### SHORT PROBLEM
Filter the records for lines holding the string "with".

Excerpt from a dataset:
— start —

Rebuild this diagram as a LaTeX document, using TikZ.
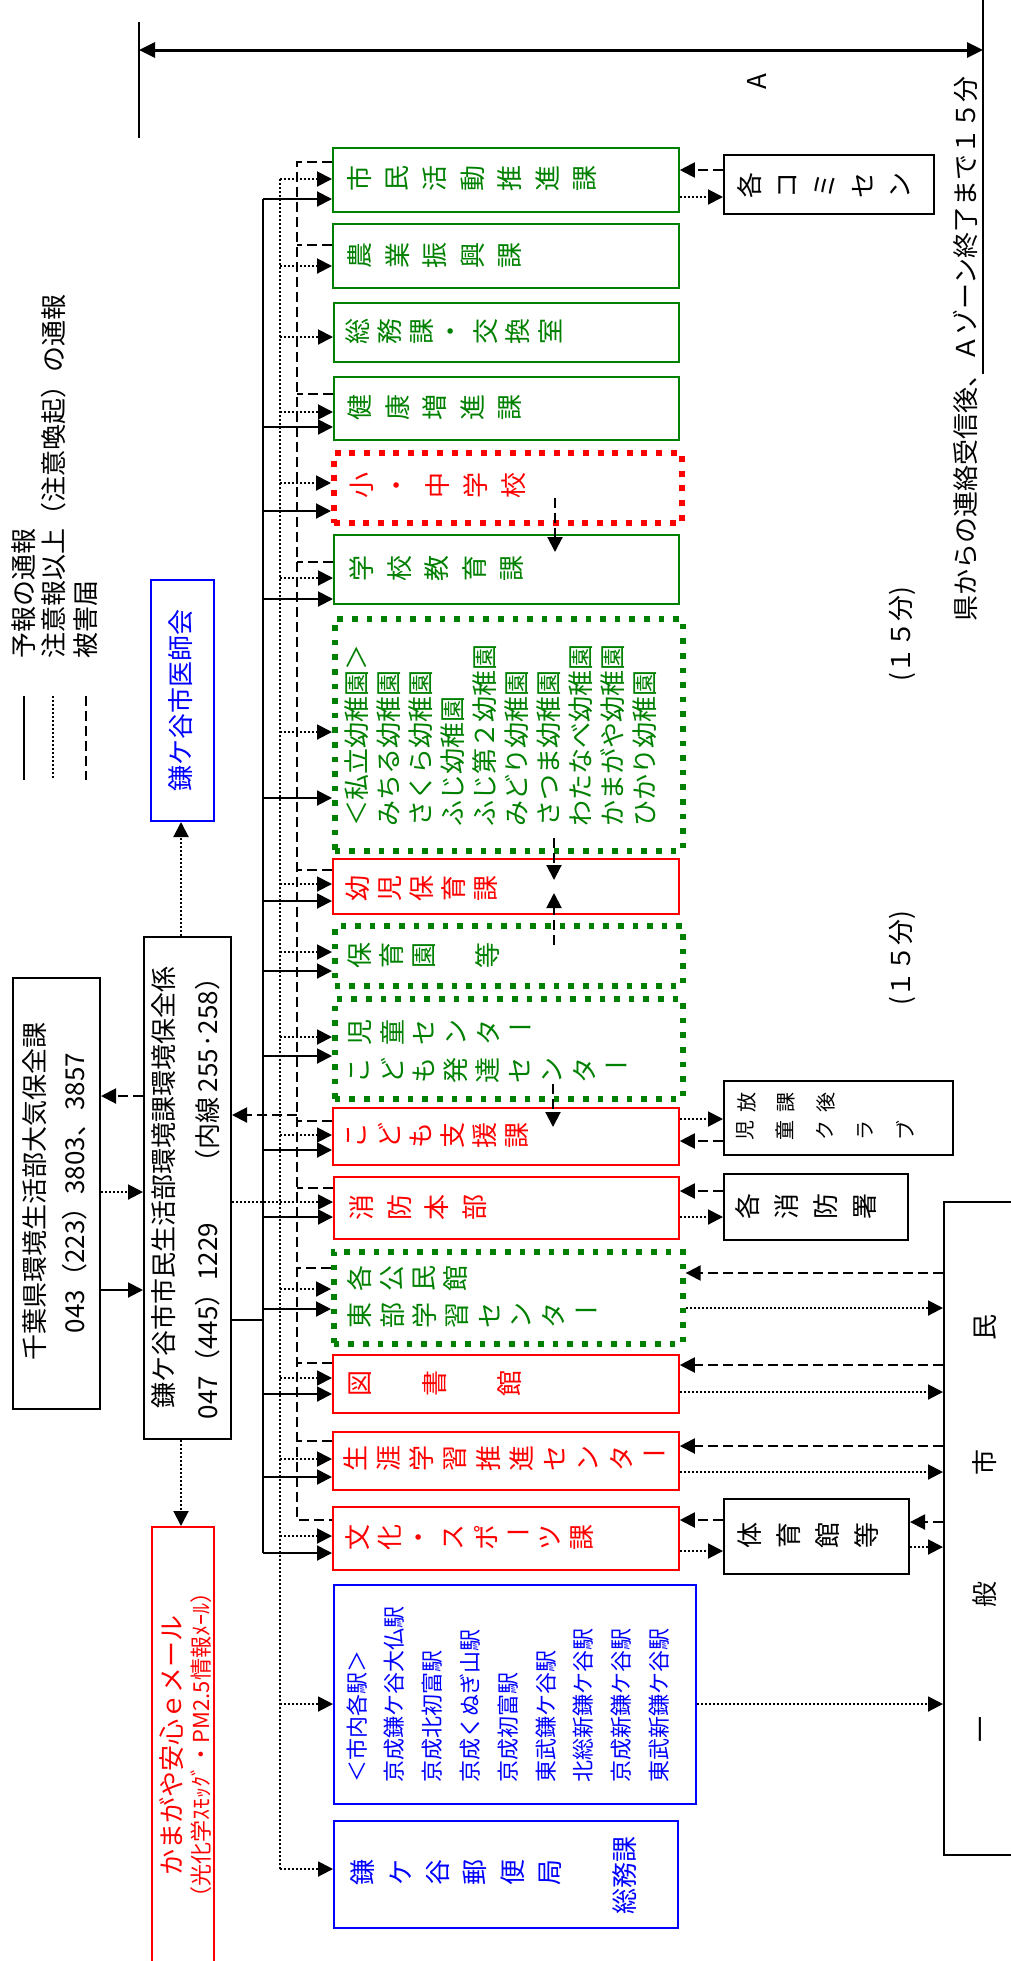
\documentclass[tikz,border=0pt]{standalone}
\usepackage{fontspec}
\setmainfont{Noto Sans CJK JP}
\usepackage{graphicx}
\usetikzlibrary{arrows.meta}
\definecolor{gr}{rgb}{0,0.5,0}
\definecolor{rd}{rgb}{1,0,0}
\definecolor{bl}{rgb}{0,0,1}
\newcommand{\choon}{\rotatebox[origin=c]{-90}{ー}}
\newcommand{\fs}[2]{\fontsize{#1}{#2}\selectfont}
\newcommand{\trow}[5][]{%
  \foreach \tkn [count=\tidx from 0] in {#5}{\node[tch,#1] at ({#2+\tidx*#4},#3) {\tkn};}}
\newcommand{\bx}[6]{%
  \node[#1,anchor=north west,inner sep=0pt,minimum width={(#4-#2)*0.5pt},minimum height={(#5-#3)*0.5pt}] (#6) at (#2,#3) {};}
\begin{document}
\begin{tikzpicture}[x=0.5pt,y=-0.5pt,
  kbox/.style={draw=black,line width=1pt},
  gbox/.style={draw=gr,line width=0.9pt},
  rbox/.style={draw=rd,line width=0.9pt},
  blbox/.style={draw=bl,line width=1pt},
  gdot/.style={draw=gr,line width=2.8pt,dash pattern=on 2.8pt off 4.5pt},
  rdot/.style={draw=rd,line width=3pt,dash pattern=on 3pt off 4.3pt},
  sol/.style={line width=1pt},
  dotl/.style={line width=1pt,dash pattern=on 1pt off 1pt},
  dshl/.style={line width=1pt,dash pattern=on 5pt off 2.5pt},
  arr/.style={-{Triangle[length=7.5pt,width=7.5pt]}},
  tch/.style={rotate=90,inner sep=0pt,font=\fs{13}{13}},
  vt/.style={rotate=90,inner sep=0pt,font=\fs{13}{16}},
]
\useasboundingbox (0,0) rectangle (1011,1961);
\clip (0,0) rectangle (1011,1961);

% ---------- boxes ----------
\bx{gbox}{332}{147}{678}{211}{smkc}
\bx{gbox}{332}{223}{678}{287}{nogyo}
\bx{gbox}{333}{302}{678}{361}{somu}
\bx{gbox}{333}{376}{678}{439}{kenko}
\bx{rdot}{331}{450}{679}{520}{shochu}
\bx{gbox}{333}{534}{678}{603}{gakko}
\bx{gdot}{332}{616}{680}{848}{shiritsu}
\bx{rbox}{332}{858}{678}{913}{yoji}
\bx{gdot}{332}{923}{680}{983}{hoiku}
\bx{gdot}{332}{996}{680}{1096}{jido}
\bx{rbox}{332}{1107}{678}{1164}{kodomo}
\bx{rbox}{333}{1176}{678}{1238}{shobo}
\bx{gdot}{331}{1249}{680}{1341}{kominkan}
\bx{rbox}{332}{1354}{678}{1412}{tosho}
\bx{rbox}{332}{1431}{678}{1489}{shogai}
\bx{rbox}{332}{1506}{678}{1569}{bunka}
\bx{blbox}{333}{1584}{695}{1803}{eki}
\bx{blbox}{333}{1820}{677}{1927}{yubin}
\bx{kbox}{723}{154}{933}{213}{komisen}
\bx{kbox}{723}{1080}{952}{1154}{jclub}
\bx{kbox}{723}{1173}{907}{1239}{shoshos}
\bx{kbox}{723}{1498}{908}{1573}{taiiku}
\bx{kbox}{943}{1201}{1040}{1854}{shimin}
\bx{kbox}{12}{977}{99}{1408}{chiba}
\bx{kbox}{143}{936}{230}{1438}{kama}
\bx{blbox}{150}{579}{213}{820}{ishikai}
\bx{rbox}{151}{1526}{213}{2000}{mail}

% ---------- legend ----------
\coordinate (l1a) at (24,696);  \coordinate (l1b) at (24,780);
\coordinate (l2a) at (53,696);  \coordinate (l2b) at (53,780);
\coordinate (l3a) at (86,696);  \coordinate (l3b) at (86,780);
\draw[sol] (l1a) -- (l1b);
\draw[dotl] (l2a) -- (l2b);
\draw[dshl] (l3a) -- (l3b);
\node[vt,anchor=west] (lg1) at (24,659) {予報の通報};
\node[vt,anchor=west] (lg2) at (54,659) {注意報以上（注意喚起）の通報};
\node[vt,anchor=west] (lg3) at (86,659) {被害届};

% ---------- dimension ----------
\coordinate (dimL) at (139,50); \coordinate (dimR) at (983,50);
\draw[line width=0.75pt] (139,22) -- (139,138);
\draw[line width=1pt] (983,0) -- (983,374);
\draw[line width=1.5pt,{Triangle[length=8pt,width=7.5pt]}-{Triangle[length=8pt,width=7.5pt]}] (dimL) -- (dimR);
\node[vt] (lblA) at (757,82) {A};
\node[vt] (note) at (965,349) {県からの連絡受信後、Ａゾーン終了まで１５分};
\node[vt] (m15a) at (902,634) {(１５分)};
\node[vt] (m15b) at (902,958) {(１５分)};

% ---------- buses ----------
\coordinate (sbT) at (263,199); \coordinate (sbB) at (263,1553);
\coordinate (dbT) at (280,179); \coordinate (dbB) at (280,1869);
\draw[sol] (sbT) -- (sbB);
\draw[dotl] (dbT) -- (dbB);
\draw[dshl] (smkc.west |- 0,162) -- (297,162) -- (297,1520) -- (bunka.west |- 0,1520);

\foreach \n/\y in {smkc/199,kenko/427,shochu/511,gakko/599,shiritsu/798,yoji/901,hoiku/971,jido/1056,kodomo/1150,shobo/1217,kominkan/1309,tosho/1394,shogai/1477,bunka/1553}
  \draw[sol,arr] (263,\y) -- (\n.west |- 0,\y);
\foreach \n/\y in {smkc/179,nogyo/266,somu/337,kenko/412,shochu/483,gakko/578,shiritsu/732,yoji/884,hoiku/952,jido/1037,kodomo/1135,kominkan/1289,tosho/1378,shogai/1459,bunka/1536,eki/1704,yubin/1869}
  \draw[dotl,arr] (280,\y) -- (\n.west |- 0,\y);
\foreach \n/\y in {nogyo/245,kenko/394,gakko/562,yoji/870,kodomo/1121,shobo/1188,kominkan/1268,tosho/1363,shogai/1441}
  \draw[dshl] (\n.west |- 0,\y) -- (297,\y);

\draw[dotl,arr] (kama.east |- 0,1202) -- (shobo.west |- 0,1202);
\draw[dshl,arr] (297,1115) -- (kama.east |- 0,1115);
\draw[sol] (kama.east |- 0,1320) -- (263,1320);

% ---------- left connectors ----------
\draw[dshl,arr] (kama.west |- 0,1096) -- (chiba.east |- 0,1096);
\draw[dotl,arr] (chiba.east |- 0,1192) -- (kama.west |- 0,1192);
\draw[sol,arr] (chiba.east |- 0,1290) -- (kama.west |- 0,1290);
\draw[dotl,arr] (kama.north -| 181,0) -- (ishikai.south -| 181,0);
\draw[dotl,arr] (kama.south -| 181,0) -- (mail.north -| 181,0);

% ---------- right connectors ----------
\draw[dshl,arr] (komisen.west |- 0,170) -- (smkc.east |- 0,170);
\draw[dotl,arr] (smkc.east |- 0,197) -- (komisen.west |- 0,197);
\draw[dotl,arr] (kodomo.east |- 0,1119) -- (jclub.west |- 0,1119);
\draw[dshl,arr] (jclub.west |- 0,1141) -- (kodomo.east |- 0,1141);
\draw[dshl,arr] (shoshos.west |- 0,1191) -- (shobo.east |- 0,1191);
\draw[dotl,arr] (shobo.east |- 0,1217) -- (shoshos.west |- 0,1217);
\draw[dshl,arr] (shimin.west |- 0,1273) -- (kominkan.east |- 0,1273);
\draw[dotl,arr] (kominkan.east |- 0,1308) -- (shimin.west |- 0,1308);
\draw[dshl,arr] (shimin.west |- 0,1365) -- (tosho.east |- 0,1365);
\draw[dotl,arr] (tosho.east |- 0,1392) -- (shimin.west |- 0,1392);
\draw[dshl,arr] (shimin.west |- 0,1446) -- (shogai.east |- 0,1446);
\draw[dotl,arr] (shogai.east |- 0,1472) -- (shimin.west |- 0,1472);
\draw[dshl,arr] (taiiku.west |- 0,1520) -- (bunka.east |- 0,1520);
\draw[dotl,arr] (bunka.east |- 0,1551) -- (taiiku.west |- 0,1551);
\draw[dshl,arr] (shimin.west |- 0,1522) -- (taiiku.east |- 0,1522);
\draw[dotl,arr] (taiiku.east |- 0,1547) -- (shimin.west |- 0,1547);
\draw[dotl,arr] (eki.east |- 0,1704) -- (shimin.west |- 0,1704);

% ---------- internal vertical arrows ----------
\coordinate (v1a) at (555,498);  \coordinate (v1b) at (555,552);
\coordinate (v2a) at (554,838);  \coordinate (v2b) at (554,880);
\coordinate (v3a) at (554,945);  \coordinate (v3b) at (554,893);
\coordinate (v4a) at (553,1084); \coordinate (v4b) at (553,1127);
\draw[dshl,arr] (v1a) -- (v1b);
\draw[dshl,arr] (v2a) -- (v2b);
\draw[dshl,arr] (v3a) -- (v3b);
\draw[dshl,arr] (v4a) -- (v4b);

% ---------- texts in main column ----------
\trow[text=gr]{360}{178}{37.5}{市,民,活,動,推,進,課}
\trow[text=gr]{360}{255}{37.5}{農,業,振,興,課}
\trow[text=gr]{358}{331}{32}{総,務,課,・,交,換,室}
\trow[text=gr]{360}{407}{37.5}{健,康,増,進,課}
\trow[text=rd]{362}{485}{38}{小,・,中,学,校}
\trow[text=gr]{362}{568}{37.5}{学,校,教,育,課}
\node[vt,text=gr,anchor=north west,align=left] (shl) at (344,827)
  {＜私立幼稚園＞\\みちる幼稚園\\さくら幼稚園\\ふじ幼稚園\\ふじ第２幼稚園\\みどり幼稚園\\さつま幼稚園\\わたなべ幼稚園\\かまがや幼稚園\\ひかり幼稚園};
\trow[text=rd]{358}{888}{32}{幼,児,保,育,課}
\trow[text=gr]{360}{955}{32}{保,育,園,,等}
\trow[text=gr]{360}{1032}{32}{児,童,セ,ン,タ,\choon}
\trow[text=gr]{360}{1070}{32}{こ,ど,も,発,達,セ,ン,タ,\choon}
\trow[text=rd]{357}{1135}{32}{こ,ど,も,支,援,課}
\trow[text=rd]{362}{1207}{37.5}{消,防,本,部}
\trow[text=gr]{360}{1278}{32}{各,公,民,館}
\trow[text=gr]{360}{1315}{32.3}{東,部,学,習,セ,ン,タ,\choon}
\trow[text=rd]{360}{1383}{75}{図,書,館}
\trow[text=rd]{355}{1458}{33.3}{生,涯,学,習,推,進,セ,ン,タ,\choon}
\trow[text=rd]{358}{1537}{32}{文,化,・,ス,ポ,\choon,ツ,課}
\node[vt,text=bl,anchor=north west,align=left,font=\fs{11}{18.9}] (ekl) at (346,1783)
  {＜市内各駅＞\\京成鎌ケ谷大仏駅\\京成北初富駅\\京成くぬぎ山駅\\京成初富駅\\東武鎌ケ谷駅\\北総新鎌ケ谷駅\\京成新鎌ケ谷駅\\東武新鎌ケ谷駅};
\trow[text=bl]{363}{1872}{37.4}{鎌,ケ,谷,郵,便,局}
\node[vt,text=bl] (ysomu) at (625,1875) {総務課};

% ---------- right texts ----------
\trow{750}{185}{37.5}{各,コ,ミ,セ,ン}
\trow[font=\fs{10}{10}]{747}{1102}{39.5}{放,課,後}
\trow[font=\fs{10}{10}]{745}{1130}{40}{児,童,ク,ラ,ブ}
\trow{748}{1206}{39}{各,消,防,署}
\trow{750}{1535}{39}{体,育,館,等}
\foreach \tkn/\yy in {一/1729,般/1594,市/1462,民/1327}
  \node[tch] at (985,\yy) {\tkn};

% ---------- left texts ----------
\node[vt] (t1) at (35,1191) {千葉県環境生活部大気保全課};
\node[vt] (t2) at (75,1193) {043（223）3803、3857};
\node[vt] (t3) at (164,1187) {鎌ケ谷市市民生活部環境課環境保全係};
\node[vt] (t4) at (208,1192) {047（445）1229\hspace{1.8em}（内線 255·258）};
\node[vt,text=bl] (t5) at (181,700) {鎌ケ谷市医師会};
\node[vt,text=rd] (t6) at (172,1745) {かまがや安心ｅメール};
\node[vt,text=rd,font=\fs{11}{11}] (t7) at (201,1745) {（光化学ｽﾓｯｸﾞ・PM2.5情報ﾒｰﾙ）};

\node[anchor=north,font=\fs{12}{12}] (pg) at (523,1956) {22};
\end{tikzpicture}
\end{document}
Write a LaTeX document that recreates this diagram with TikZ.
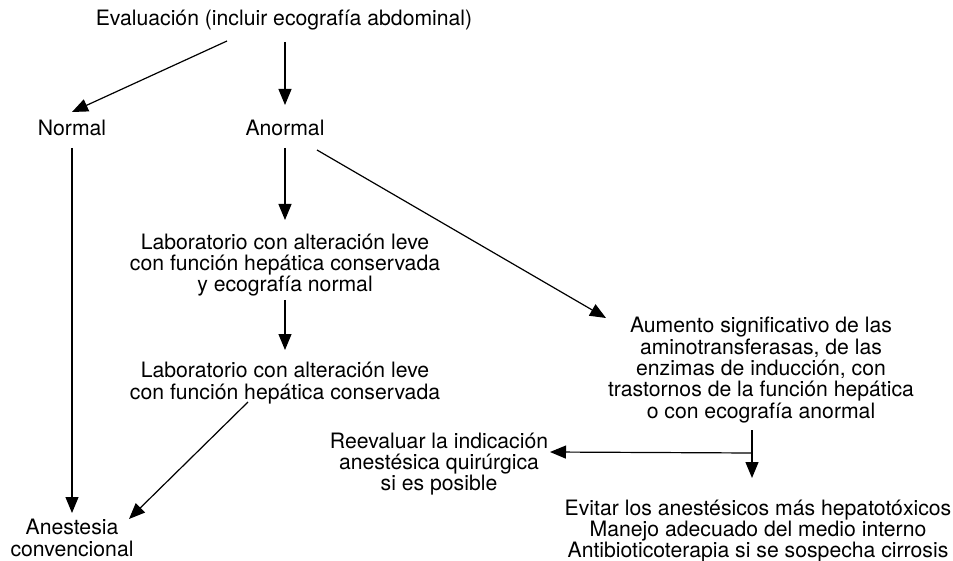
\documentclass[tikz,border=0pt]{standalone}
\usepackage{fontspec}
\setmainfont{TeX Gyre Heros}
\usetikzlibrary{arrows.meta,calc}
\begin{document}
\begin{tikzpicture}[x=1pt,y=-1pt,
  lbl/.style={align=center,inner sep=0pt,font=\fontsize{21.2}{21.4}\selectfont},
  arr/.style={-{Triangle[length=16pt,width=13pt]},line width=1.2pt},
  ln/.style={line width=1.2pt}]
\useasboundingbox (0,0) rectangle (953,561);

% boxes of text
\node[lbl] (eval) at (284,20) {Evaluación (incluir ecografía abdominal)};
\node[lbl] (normal) at (72,128) {Normal};
\node[lbl] (anormal) at (285,128) {Anormal};
\node[lbl] (lab1) at (285,265) {Laboratorio con alteración leve\\con función hepática conservada\\y ecografía normal};
\node[lbl] (lab2) at (285,383) {Laboratorio con alteración leve\\con función hepática conservada};
\node[lbl] (aum) at (761,370) {Aumento significativo de las\\aminotransferasas, de las\\enzimas de inducción, con\\trastornos de la función hepática\\o con ecografía anormal};
\node[lbl] (reev) at (439,464) {Reevaluar la indicación\\anestésica quirúrgica\\si es posible};
\node[lbl] (evitar) at (758,531) {Evitar los anestésicos más hepatotóxicos\\Manejo adecuado del medio interno\\Antibioticoterapia si se sospecha cirrosis};
\node[lbl] (anest) at (72,538) {Anestesia\\convencional};

% connectors
\draw[arr] ($(eval)+(-57,21)$) -- ($(normal)+(0,-16)$);
\draw[arr] ($(eval)+(1,22)$) -- ($(anormal)+(0,-23)$);
\draw[arr] ($(normal)+(0,20)$) -- ($(anest)+(0,-25)$);
\draw[arr] ($(anormal)+(0,20)$) -- ($(lab1)+(0,-45)$);
\draw[arr] ($(anormal)+(32,22)$) -- ($(aum)+(-155,-52)$);
\draw[arr] ($(lab1)+(0,35)$) -- ($(lab2)+(0,-33)$);
\draw[arr] ($(lab2)+(-37,19)$) -- ($(anest)+(57,-19)$);
\coordinate (split) at ($(aum)+(-9,83)$);
\draw[ln] ($(aum)+(-9,60)$) -- (split);
\draw[arr] (split) -- ($(evitar)+(-6,-53)$);
\draw[arr] (split) -- ($(reev)+(111,-12)$);
\end{tikzpicture}
\end{document}
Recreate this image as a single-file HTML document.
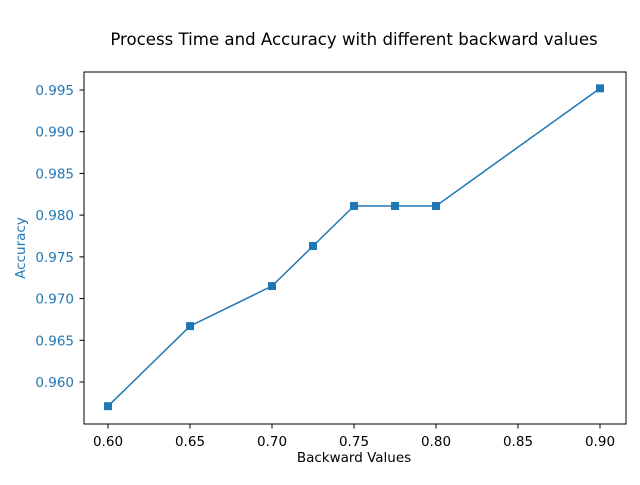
<!DOCTYPE html>
<html><head><meta charset="utf-8"><style>
body{margin:0;background:#fff;}
svg{font-family:"DejaVu Sans","Liberation Sans",sans-serif;}
</style></head><body>
<svg id="chart" width="640" height="480">
<text x="354" y="45" font-size="16.6" text-anchor="middle">Process Time and Accuracy with different backward values</text>
<rect x="84" y="72" width="542" height="352" fill="none" stroke="#000" stroke-width="1"/>
<g id="xticks"></g>
<g id="yticks"></g>
<text x="354" y="462" font-size="13.5" text-anchor="middle">Backward Values</text>
<text x="0" y="0" font-size="13.5" fill="#1f77b4" text-anchor="middle" transform="translate(25,248) rotate(-90)">Accuracy</text>
<g id="series"></g>
</svg>
<script>
const backwardValues=[0.6,0.65,0.7,0.725,0.75,0.775,0.8,0.9];
const accuracyValues=[0.9571,0.9667,0.9715,0.9763,0.9811,0.9811,0.9811,0.9952];
const xTickValues=[0.60,0.65,0.70,0.75,0.80,0.85,0.90];
const yTickValues=[0.960,0.965,0.970,0.975,0.980,0.985,0.990,0.995];
const NS="http://www.w3.org/2000/svg";
function xs(v){return 108+(v-0.6)/0.3*492;}
function ys(v){return 382-(v-0.96)/0.035*292;}
function mk(tag,attrs,parent){const e=document.createElementNS(NS,tag);for(const k in attrs)e.setAttribute(k,attrs[k]);parent.appendChild(e);return e;}
const xg=document.getElementById('xticks'),yg=document.getElementById('yticks'),sg=document.getElementById('series');
xTickValues.forEach(v=>{
 const l=mk('line',{x1:xs(v),x2:xs(v),y1:424,y2:428.5,stroke:'#000'},xg);
 
 
 const t=mk('text',{x:xs(v),y:446,'font-size':13.5,'text-anchor':'middle'},xg);
 t.textContent=v.toFixed(2);
 
 
});
yTickValues.forEach(v=>{
 const l=mk('line',{x1:79.5,x2:84,y1:ys(v),y2:ys(v),stroke:'#000'},yg);
 
 
 const t=mk('text',{x:74,y:ys(v)+5,'font-size':13.5,'text-anchor':'end',fill:'#1f77b4'},yg);
 t.textContent=v.toFixed(3);
 
 
});
const pts=backwardValues.map((x,i)=>xs(x)+','+ys(accuracyValues[i])).join(' ');
const pl=mk('polyline',{points:pts,fill:'none',stroke:'#1f77b4','stroke-width':1.5},sg);


backwardValues.forEach((x,i)=>{
 const r=mk('rect',{x:xs(x)-4,y:ys(accuracyValues[i])-4,width:8,height:8,fill:'#1f77b4'},sg);
 
 
});
</script>
</body></html>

— end —

### RESPONSE TO THE TASK
Write a LaTeX document that recreates this diagram with TikZ.
<text x="354" y="45" font-size="16.6" text-anchor="middle">Process Time and Accuracy with different backward values</text>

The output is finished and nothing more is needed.